━━ EXTRACTED ENTRIES
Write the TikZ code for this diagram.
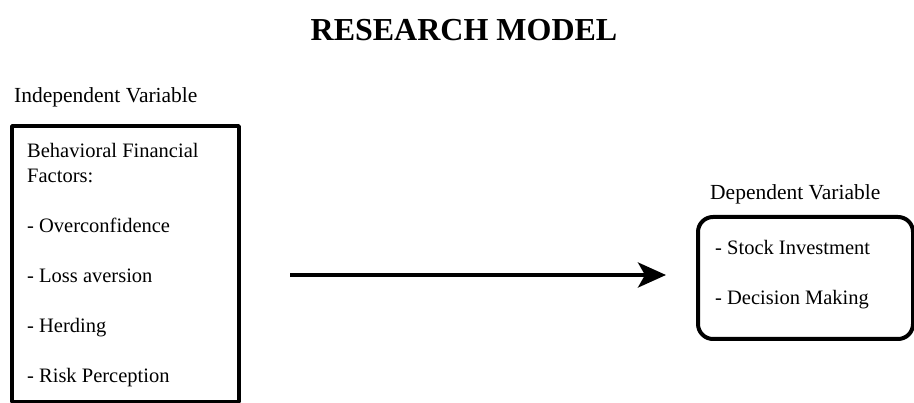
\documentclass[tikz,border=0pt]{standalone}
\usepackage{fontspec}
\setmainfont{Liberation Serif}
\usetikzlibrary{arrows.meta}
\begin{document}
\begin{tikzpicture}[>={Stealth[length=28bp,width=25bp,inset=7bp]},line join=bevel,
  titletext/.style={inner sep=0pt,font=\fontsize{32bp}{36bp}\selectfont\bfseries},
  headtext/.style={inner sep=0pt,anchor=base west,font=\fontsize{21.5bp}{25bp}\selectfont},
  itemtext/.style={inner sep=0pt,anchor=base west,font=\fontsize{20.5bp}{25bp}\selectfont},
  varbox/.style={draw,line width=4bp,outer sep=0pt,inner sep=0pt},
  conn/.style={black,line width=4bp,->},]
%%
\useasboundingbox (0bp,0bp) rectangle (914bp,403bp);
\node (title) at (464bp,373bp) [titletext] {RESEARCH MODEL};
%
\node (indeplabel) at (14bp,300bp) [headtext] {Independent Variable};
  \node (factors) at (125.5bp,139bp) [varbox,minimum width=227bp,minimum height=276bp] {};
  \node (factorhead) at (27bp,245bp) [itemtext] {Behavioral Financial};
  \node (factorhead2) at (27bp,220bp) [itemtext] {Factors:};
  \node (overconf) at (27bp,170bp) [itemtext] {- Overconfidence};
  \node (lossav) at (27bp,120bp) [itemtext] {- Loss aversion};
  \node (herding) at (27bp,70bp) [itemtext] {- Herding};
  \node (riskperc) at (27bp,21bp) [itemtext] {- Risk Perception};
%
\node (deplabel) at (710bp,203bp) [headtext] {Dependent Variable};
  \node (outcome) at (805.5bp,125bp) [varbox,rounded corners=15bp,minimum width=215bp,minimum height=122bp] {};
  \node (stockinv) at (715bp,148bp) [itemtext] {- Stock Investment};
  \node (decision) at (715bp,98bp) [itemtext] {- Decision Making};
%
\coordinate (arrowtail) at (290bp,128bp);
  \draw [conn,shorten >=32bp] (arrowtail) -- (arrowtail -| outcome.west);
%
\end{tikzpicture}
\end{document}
━━━━
━━ EXTRACTED ENTRIES
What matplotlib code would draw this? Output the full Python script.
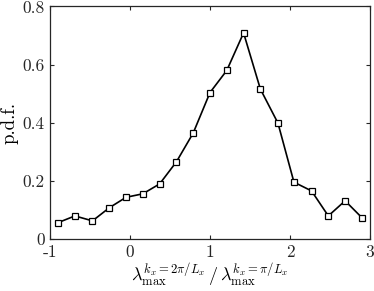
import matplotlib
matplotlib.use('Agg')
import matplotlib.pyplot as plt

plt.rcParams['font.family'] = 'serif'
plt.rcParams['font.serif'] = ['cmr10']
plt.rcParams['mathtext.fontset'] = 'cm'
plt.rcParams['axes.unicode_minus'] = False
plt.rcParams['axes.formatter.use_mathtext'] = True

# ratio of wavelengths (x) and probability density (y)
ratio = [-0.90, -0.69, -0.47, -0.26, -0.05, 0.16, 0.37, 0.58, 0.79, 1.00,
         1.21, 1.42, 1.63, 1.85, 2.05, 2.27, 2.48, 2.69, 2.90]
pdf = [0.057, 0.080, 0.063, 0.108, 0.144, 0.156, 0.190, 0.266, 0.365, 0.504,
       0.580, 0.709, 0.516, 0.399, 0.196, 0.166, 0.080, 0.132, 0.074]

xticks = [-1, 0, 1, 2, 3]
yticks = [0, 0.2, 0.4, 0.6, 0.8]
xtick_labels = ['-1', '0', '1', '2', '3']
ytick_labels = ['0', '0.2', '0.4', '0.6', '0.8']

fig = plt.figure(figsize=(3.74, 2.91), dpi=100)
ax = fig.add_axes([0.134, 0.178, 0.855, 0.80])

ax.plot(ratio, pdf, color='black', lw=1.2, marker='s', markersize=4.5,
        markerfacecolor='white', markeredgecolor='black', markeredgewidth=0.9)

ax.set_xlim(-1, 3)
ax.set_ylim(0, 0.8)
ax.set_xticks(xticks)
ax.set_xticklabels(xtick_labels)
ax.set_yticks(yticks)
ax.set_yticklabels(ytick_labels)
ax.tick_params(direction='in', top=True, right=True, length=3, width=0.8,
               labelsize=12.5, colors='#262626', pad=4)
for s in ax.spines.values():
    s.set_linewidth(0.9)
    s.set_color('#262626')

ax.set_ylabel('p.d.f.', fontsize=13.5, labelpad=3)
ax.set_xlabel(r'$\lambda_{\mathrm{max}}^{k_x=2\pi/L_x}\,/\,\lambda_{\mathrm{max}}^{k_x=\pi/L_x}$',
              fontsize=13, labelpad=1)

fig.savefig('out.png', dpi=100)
━━━━
**EXERCISE PROMPT:** Skip all pictures. Retype exactly the span whose first line is the one with "What matplotlib code" and whose last line is the one with "plt.rcParams['axes.formatter.use_mathtext'] = True".

**ANSWER FOR THE TASK:**
What matplotlib code would draw this? Output the full Python script.
import matplotlib
matplotlib.use('Agg')
import matplotlib.pyplot as plt

plt.rcParams['font.family'] = 'serif'
plt.rcParams['font.serif'] = ['cmr10']
plt.rcParams['mathtext.fontset'] = 'cm'
plt.rcParams['axes.unicode_minus'] = False
plt.rcParams['axes.formatter.use_mathtext'] = True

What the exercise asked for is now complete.